## Short task
Omit every picture, and retype the lines that run from the beginning of the data below through the line containing "YAxis, ReferenceLine, ReferenceDot", inclusive.

## Data provided
* * *

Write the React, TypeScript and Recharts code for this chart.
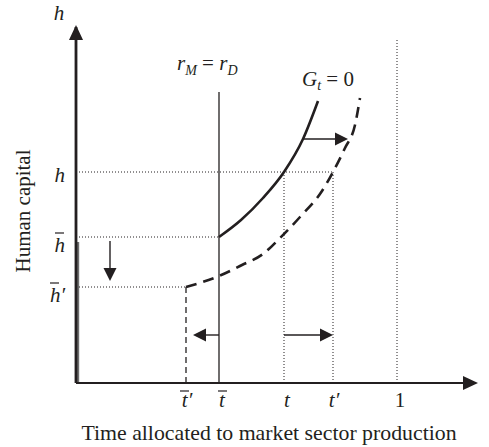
import { ComposedChart, Line, XAxis, YAxis, ReferenceLine, ReferenceDot } from 'recharts'

// x: time allocated to market production (0..400), y: human capital (0..356)
const xTicks = [110, 143, 208, 257, 321]
const xTickNames = ['t', 't', 't', 't', '1']
const xTickBars = [true, true, false, false, false]
const xTickPrimes = [true, false, false, true, false]

const yTicks = [96, 146, 211]
const yTickNames = ['h', 'h', 'h']
const yTickBars = [true, true, false]
const yTickPrimes = [true, false, false]

const solidCurve = [
  { x: 143, y: 146 },
  { x: 165, y: 163 },
  { x: 187, y: 185 },
  { x: 208, y: 211 },
  { x: 227, y: 244 },
  { x: 242, y: 282 },
]

const dashedCurve = [
  { x: 110, y: 96 },
  { x: 143, y: 107 },
  { x: 166, y: 118 },
  { x: 187, y: 129 },
  { x: 204, y: 145 },
  { x: 224, y: 166 },
  { x: 246, y: 192 },
  { x: 257, y: 211 },
  { x: 269, y: 235 },
  { x: 279, y: 258 },
  { x: 284, y: 285 },
]

const rLine = { x: 143, top: 291 }
const oneLine = { x: 321, top: 345 }

// arrows: [x1, y1, x2 (tip), y2 (tip)]
const shiftArrows = [
  [228, 244, 272, 244],
  [34, 142, 34, 102],
  [143, 48, 117, 48],
  [208, 48, 257, 48],
]

const ink = '#231f20'
const serif = '"Liberation Serif", "Times New Roman", serif'

function head(dir: string, len = 13, half = 6.5) {
  return (p: any) => {
    const { cx, cy } = p
    let pts = ''
    if (dir === 'right') pts = `${cx},${cy} ${cx - len},${cy - half} ${cx - len},${cy + half}`
    if (dir === 'left') pts = `${cx},${cy} ${cx + len},${cy - half} ${cx + len},${cy + half}`
    if (dir === 'up') pts = `${cx},${cy} ${cx - half},${cy + len} ${cx + half},${cy + len}`
    if (dir === 'down') pts = `${cx},${cy} ${cx - half},${cy - len} ${cx + half},${cy - len}`
    return <polygon points={pts} fill={ink} />
  }
}

function arrowDir(a: number[]) {
  if (a[0] === a[2]) return a[3] > a[1] ? 'up' : 'down'
  return a[2] > a[0] ? 'right' : 'left'
}

function XTick(props: any) {
  const { x, y, payload } = props
  const i = xTicks.indexOf(payload.value)
  const prime = xTickPrimes[i]
  const cx = x + (prime ? 1 : 3)
  const gx = prime ? cx - 3 : cx
  return (
    <g>
      {xTickBars[i] && <line x1={gx - 4} x2={gx + 5} y1={y} y2={y} stroke={ink} strokeWidth={1.2} />}
      <text x={cx} y={y + 16} textAnchor="middle" fontFamily={serif} fontSize={21}
        fontStyle={xTickNames[i] === '1' ? 'normal' : 'italic'} fill={ink}>
        {xTickNames[i]}{prime ? '′' : ''}
      </text>
    </g>
  )
}

function YTick(props: any) {
  const { x, y, payload } = props
  const i = yTicks.indexOf(payload.value)
  const prime = yTickPrimes[i]
  const bar = yTickBars[i]
  const base = y + (bar ? 15 : 10)
  const end = x - 3
  const gx = end - (prime ? 11 : 6)
  return (
    <g>
      {bar && <line x1={gx - 4} x2={gx + 5} y1={base - 19} y2={base - 19} stroke={ink} strokeWidth={1.2} />}
      <text x={end} y={base} textAnchor="end" fontFamily={serif} fontSize={21} fontStyle="italic" fill={ink}>
        {yTickNames[i]}{prime ? '′' : ''}
      </text>
    </g>
  )
}

const textShape = (node: (cx: number, cy: number) => any) => (p: any) => node(p.cx, p.cy)

export default function App() {
  return (
    <div style={{ position: 'absolute', left: 0, top: 0, background: '#fff' }}>
      <ComposedChart width={489} height={447} margin={{ top: 27, right: 13, bottom: 0, left: 0 }}>
        <XAxis
          type="number"
          dataKey="x"
          domain={[0, 400]}
          ticks={xTicks}
          tick={<XTick />}
          tickLine={false}
          tickSize={8}
          tickMargin={0}
          height={64}
          axisLine={{ stroke: ink, strokeWidth: 2.2 }}
          allowDataOverflow
          label={(p: any) => {
            const vb = p.viewBox
            return (
              <text x={vb.x + vb.width / 2 - 7} y={vb.y + 57} textAnchor="middle"
                fontFamily={serif} fontSize={21.8} fill={ink}>
                Time allocated to market sector production
              </text>
            )
          }}
        />
        <YAxis
          type="number"
          dataKey="y"
          domain={[0, 356]}
          ticks={yTicks}
          tick={<YTick />}
          tickLine={false}
          tickSize={8}
          tickMargin={0}
          width={76}
          axisLine={{ stroke: ink, strokeWidth: 2.8 }}
          allowDataOverflow
          label={(p: any) => {
            const vb = p.viewBox
            const cx = vb.x + 30
            const cy = vb.y + vb.height / 2 + 6
            return (
              <text x={cx} y={cy} textAnchor="middle" transform={`rotate(-90 ${cx} ${cy})`}
                fontFamily={serif} fontSize={21} fill={ink}>
                Human capital
              </text>
            )
          }}
        />

        {/* grey overprint on the lower part of the vertical axis */}
        <ReferenceLine segment={[{ x: 2, y: 0 }, { x: 2, y: 141 }]} stroke="#6d6d6d" strokeWidth={2.4} ifOverflow="visible" />

        {/* dotted guides */}
        <ReferenceLine segment={[{ x: 0, y: yTicks[2] }, { x: xTicks[3], y: yTicks[2] }]} stroke={ink} strokeWidth={1} strokeDasharray="1 2" />
        <ReferenceLine segment={[{ x: 0, y: yTicks[1] }, { x: xTicks[1], y: yTicks[1] }]} stroke={ink} strokeWidth={1} strokeDasharray="1 2" />
        <ReferenceLine segment={[{ x: 0, y: yTicks[0] }, { x: xTicks[0], y: yTicks[0] }]} stroke={ink} strokeWidth={1} strokeDasharray="1 2" />
        <ReferenceLine segment={[{ x: xTicks[2], y: 0 }, { x: xTicks[2], y: yTicks[2] }]} stroke={ink} strokeWidth={1} strokeDasharray="1 2" />
        <ReferenceLine segment={[{ x: xTicks[3], y: 0 }, { x: xTicks[3], y: yTicks[2] }]} stroke={ink} strokeWidth={1} strokeDasharray="1 2" />
        <ReferenceLine segment={[{ x: oneLine.x, y: 0 }, { x: oneLine.x, y: oneLine.top }]} stroke={ink} strokeWidth={1} strokeDasharray="1 2" />

        {/* dashed drop from t-bar-prime */}
        <ReferenceLine segment={[{ x: xTicks[0], y: 0 }, { x: xTicks[0], y: yTicks[0] }]} stroke={ink} strokeWidth={1.3} strokeDasharray="6 4" />

        {/* r_M = r_D */}
        <ReferenceLine segment={[{ x: rLine.x, y: 0 }, { x: rLine.x, y: rLine.top }]} stroke={ink} strokeWidth={1.3} />

        <Line data={solidCurve} dataKey="y" type="monotone" stroke={ink} strokeWidth={2.6} dot={false} isAnimationActive={false} />
        <Line data={dashedCurve} dataKey="y" type="monotone" stroke={ink} strokeWidth={2.6} strokeDasharray="11 7" dot={false} isAnimationActive={false} />

        {shiftArrows.map((a, i) => {
          const d = arrowDir(a)
          const sx = d === 'right' ? -6 : d === 'left' ? 6 : 0
          const sy = d === 'up' ? -6 : d === 'down' ? 6 : 0
          return [
            <ReferenceLine key={`s${i}`} segment={[{ x: a[0], y: a[1] }, { x: a[2] + sx, y: a[3] + sy }]} stroke={ink} strokeWidth={1.4} />,
            <ReferenceDot key={`h${i}`} x={a[2]} y={a[3]} r={1} shape={head(d)} ifOverflow="visible" />,
          ]
        })}

        {/* axis arrowheads */}
        <ReferenceDot x={0} y={358} r={1} shape={head('up', 15, 7)} ifOverflow="visible" />
        <ReferenceDot x={402} y={0} r={1} shape={head('right', 15, 7)} ifOverflow="visible" />

        {/* annotations */}
        <ReferenceDot x={-17} y={363} r={1} ifOverflow="visible" shape={textShape((cx, cy) => (
          <text x={cx} y={cy} textAnchor="middle" fontFamily={serif} fontSize={21} fontStyle="italic" fill={ink}>h</text>
        ))} />
        <ReferenceDot x={101} y={313} r={1} ifOverflow="visible" shape={textShape((cx, cy) => (
          <text x={cx} y={cy} fontFamily={serif} fontSize={21} fill={ink}>
            <tspan fontStyle="italic">r</tspan>
            <tspan fontStyle="italic" fontSize={14} dy={5}>M</tspan>
            <tspan dy={-5}> = </tspan>
            <tspan fontStyle="italic">r</tspan>
            <tspan fontStyle="italic" fontSize={14} dy={5}>D</tspan>
          </text>
        ))} />
        <ReferenceDot x={226} y={297} r={1} ifOverflow="visible" shape={textShape((cx, cy) => (
          <text x={cx} y={cy} fontFamily={serif} fontSize={21} fill={ink}>
            <tspan fontStyle="italic">G</tspan>
            <tspan fontStyle="italic" fontSize={14} dy={4}>t</tspan>
            <tspan dy={-4}> = 0</tspan>
          </text>
        ))} />
      </ComposedChart>
    </div>
  )
}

* * *

## Response below
Write the React, TypeScript and Recharts code for this chart.
import { ComposedChart, Line, XAxis, YAxis, ReferenceLine, ReferenceDot } from 'recharts'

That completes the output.